In an act that I’m sure was designed to throw me into a fit of rage, Markus Knauff and Jelica Nejasmic published An Efficiency Comparison of Document Preparation Systems Used in Academic Research and Development in PLOS ONE. The paper purports to compare the efficiency of Word versus LaTeX in academic document preparation.
Most everyone here knows my feelings about Word but that doesn’t mean I’m not open to a reasoned analysis of the relative merits of Word and LaTeX in producing technical documents. Sadly, this paper is not that analysis. Claus Wilke has an excellent post on the problems with the paper. You should definitely read it.
The thrust of Wilke’s post is that the design of the experiment discussed in the paper is very weak and does not support the rather strong conclusions that the authors reach. Most of the problems stem from the authors’ failure to distinguish between layout and content. For example, one of the tests involved reproducing exactly a page of continuous text (including title, author, and address lines). But, of course, LaTeX users don’t work that way. They download a style sheet from the journal they’re submitting the paper to and let the style sheet worry about the layout.

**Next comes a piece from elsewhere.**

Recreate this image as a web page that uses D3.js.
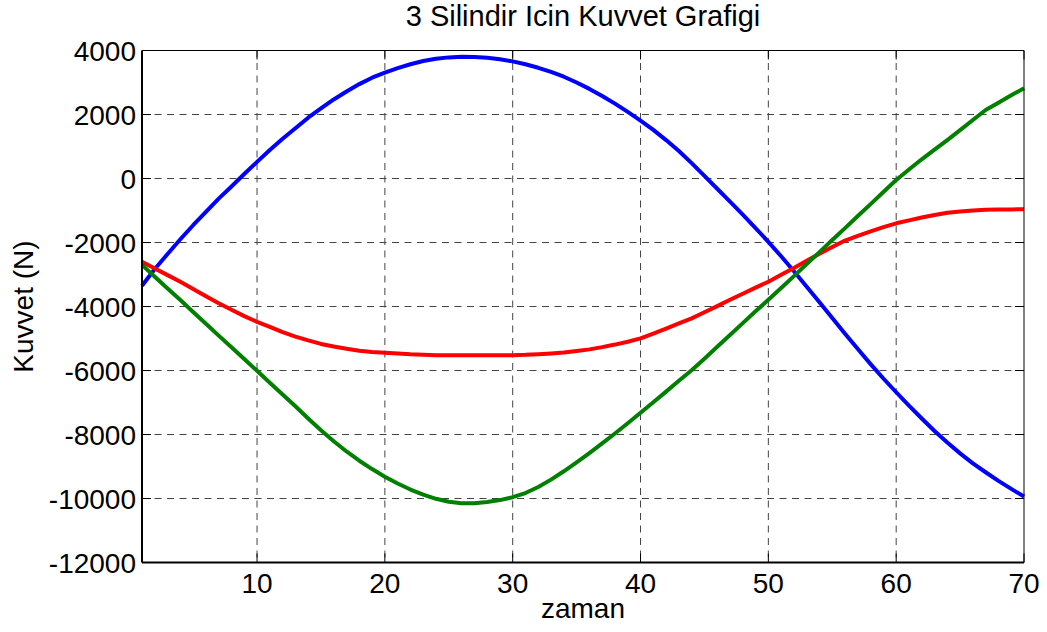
<!DOCTYPE html>
<html>
<head>
<meta charset="utf-8">
<script src="https://cdn.jsdelivr.net/npm/d3@7"></script>
<style>
  body { margin: 0; background: #fff; }
  svg { display: block; font-family: "Liberation Sans", Arial, sans-serif; }
</style>
</head>
<body>
<div id="chart"></div>
<script>
// zaman: 1..70
const zaman = d3.range(1, 71);

// Kuvvet values (N)
const silindir1 = [
  -3350, -2830, -2360, -1900, -1460, -1040, -630, -250, 140, 520,
  890, 1240, 1570, 1900, 2190, 2470, 2720, 2950, 3150, 3310,
  3450, 3570, 3670, 3740, 3785, 3805, 3800, 3775, 3725, 3660,
  3570, 3460, 3330, 3180, 3000, 2800, 2580, 2340, 2080, 1810,
  1520, 1200, 860, 480, 80, -320, -720, -1130, -1550, -1980,
  -2430, -2900, -3380, -3870, -4360, -4850, -5330, -5800, -6250, -6680,
  -7100, -7500, -7890, -8250, -8590, -8900, -9180, -9450, -9700, -9940
];

const silindir2 = [
  -2600, -2810, -3020, -3225, -3450, -3680, -3900, -4100, -4300, -4480,
  -4640, -4800, -4940, -5060, -5170, -5250, -5320, -5380, -5420, -5445,
  -5470, -5495, -5510, -5520, -5525, -5525, -5525, -5525, -5525, -5520,
  -5510, -5490, -5465, -5440, -5390, -5340, -5270, -5190, -5100, -4995,
  -4850, -4690, -4530, -4370, -4180, -3990, -3790, -3600, -3410, -3225,
  -3010, -2800, -2570, -2350, -2140, -1940, -1790, -1650, -1520, -1400,
  -1310, -1220, -1140, -1070, -1030, -1000, -980, -970, -965, -963
];

const silindir3 = [
  -2700, -3070, -3440, -3800, -4170, -4540, -4910, -5270, -5640, -6010,
  -6380, -6750, -7120, -7500, -7870, -8210, -8530, -8820, -9080, -9320,
  -9530, -9720, -9880, -10010, -10100, -10150, -10150, -10110, -10050, -9960,
  -9830, -9640, -9410, -9150, -8870, -8580, -8280, -7970, -7650, -7320,
  -6990, -6660, -6320, -5990, -5630, -5260, -4890, -4520, -4150, -3790,
  -3420, -3050, -2670, -2300, -1920, -1550, -1170, -800, -420, -47,
  280, 600, 900, 1200, 1510, 1830, 2140, 2370, 2600, 2820
];

const xTicks = [10, 20, 30, 40, 50, 60, 70];
const yTicks = [-12000, -10000, -8000, -6000, -4000, -2000, 0, 2000, 4000];

const series = [
  { values: silindir1, color: '#0000ff' },
  { values: silindir2, color: '#ff0000' },
  { values: silindir3, color: '#008000' }
];

const width = 1047;
const height = 632;
const margin = { left: 142, right: 23, top: 50.5, bottom: 69.5 };

const svg = d3.select('#chart')
  .append('svg')
  .attr('width', width)
  .attr('height', height);

const x = d3.scaleLinear()
  .domain([1, 70])
  .range([margin.left, width - margin.right]);

const y = d3.scaleLinear()
  .domain([-12000, 4000])
  .range([height - margin.bottom, margin.top]);

const x0 = x.range()[0], x1 = x.range()[1];
const y0 = y.range()[0], y1 = y.range()[1];

// Grid
const grid = svg.append('g')
  .attr('stroke', '#444')
  .attr('stroke-width', 1)
  .attr('stroke-dasharray', '7,5.5');

grid.selectAll('line.v')
  .data(xTicks.filter(d => d < 70))
  .join('line')
  .attr('class', 'v')
  .attr('x1', d => x(d)).attr('x2', d => x(d))
  .attr('y1', y1).attr('y2', y0);

grid.selectAll('line.h')
  .data(yTicks.filter(d => d > -12000 && d < 4000))
  .join('line')
  .attr('class', 'h')
  .attr('x1', x0).attr('x2', x1)
  .attr('y1', d => y(d)).attr('y2', d => y(d));

// Lines
const line = d3.line()
  .x((d, i) => x(zaman[i]))
  .y(d => y(d));

svg.append('g')
  .selectAll('path')
  .data(series)
  .join('path')
  .attr('fill', 'none')
  .attr('stroke', d => d.color)
  .attr('stroke-width', 4)
  .attr('stroke-linejoin', 'round')
  .attr('d', d => line(d.values));

// Axes (MATLAB style box, ticks inside)
const tickLen = 9;
const axisG = svg.append('g').attr('stroke', '#000');

axisG.append('line')
  .attr('x1', x0).attr('x2', x1).attr('y1', y1).attr('y2', y1)
  .attr('stroke-width', 1);
axisG.append('line')
  .attr('x1', x1).attr('x2', x1).attr('y1', y1).attr('y2', y0)
  .attr('stroke-width', 1);
axisG.append('line')
  .attr('x1', x0).attr('x2', x1).attr('y1', y0).attr('y2', y0)
  .attr('stroke-width', 2);
axisG.append('line')
  .attr('x1', x0).attr('x2', x0).attr('y1', y1).attr('y2', y0)
  .attr('stroke-width', 2);

xTicks.forEach(t => {
  axisG.append('line')
    .attr('x1', x(t)).attr('x2', x(t))
    .attr('y1', y0).attr('y2', y0 - tickLen);
  axisG.append('line')
    .attr('x1', x(t)).attr('x2', x(t))
    .attr('y1', y1).attr('y2', y1 + tickLen);
});
yTicks.forEach(t => {
  axisG.append('line')
    .attr('x1', x0).attr('x2', x0 + tickLen)
    .attr('y1', y(t)).attr('y2', y(t));
  axisG.append('line')
    .attr('x1', x1).attr('x2', x1 - tickLen)
    .attr('y1', y(t)).attr('y2', y(t));
});

// Tick labels
const fs = 28;

svg.append('g')
  .selectAll('text')
  .data(xTicks)
  .join('text')
  .attr('x', d => x(d))
  .attr('y', y0 + 30)
  .attr('text-anchor', 'middle')
  .attr('font-size', fs)
  .text(d => d);

svg.append('g')
  .selectAll('text')
  .data(yTicks)
  .join('text')
  .attr('x', x0 - 6)
  .attr('y', d => y(d))
  .attr('dy', '0.36em')
  .attr('text-anchor', 'end')
  .attr('font-size', fs)
  .text(d => d);

// Titles
svg.append('text')
  .attr('x', (x0 + x1) / 2)
  .attr('y', 26)
  .attr('text-anchor', 'middle')
  .attr('font-size', 29)
  .text('3 Silindir Icin Kuvvet Grafigi');

svg.append('text')
  .attr('x', (x0 + x1) / 2)
  .attr('y', 618)
  .attr('text-anchor', 'middle')
  .attr('font-size', fs)
  .text('zaman');

svg.append('text')
  .attr('transform', `translate(33,${(y0 + y1) / 2}) rotate(-90)`)
  .attr('text-anchor', 'middle')
  .attr('font-size', fs)
  .text('Kuvvet (N)');
</script>
</body>
</html>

The most infuriating thing about the paper is their explanation for—what they consider—an anomaly: the fact that LaTeX users express less frustration and enjoy using their system more than Word users. They posit that the poor deluded fools who feel that way must be suffering from cognitive dissonance. Because, after all, it couldn’t be that LaTeX actually was better for it’s users.
Their other conclusion is that journals—at least non-mathematical journals—should stop accepting LaTeX and insist on Word or PDF. This even though they admit that LaTeX is easier for the journals to integrate into their work flow and produces a better product. I find their reason for this conclusion particularly offensive. Since their study concludes that it takes longer to prepare a document with LaTeX than it does with Word, researchers should be forced, forced, to use a document preparation system other than the one they’d like because then they’ll have more time to do research and improve the common weal. As if researchers were slaves. It’s a disgraceful argument.
UPDATE: There’s an interesting discussion of the paper on the Org-Emacs list. In particular, see the post by Christophe Pouzat. He obtained the original data and reanalyzed it. His findings are very revealing.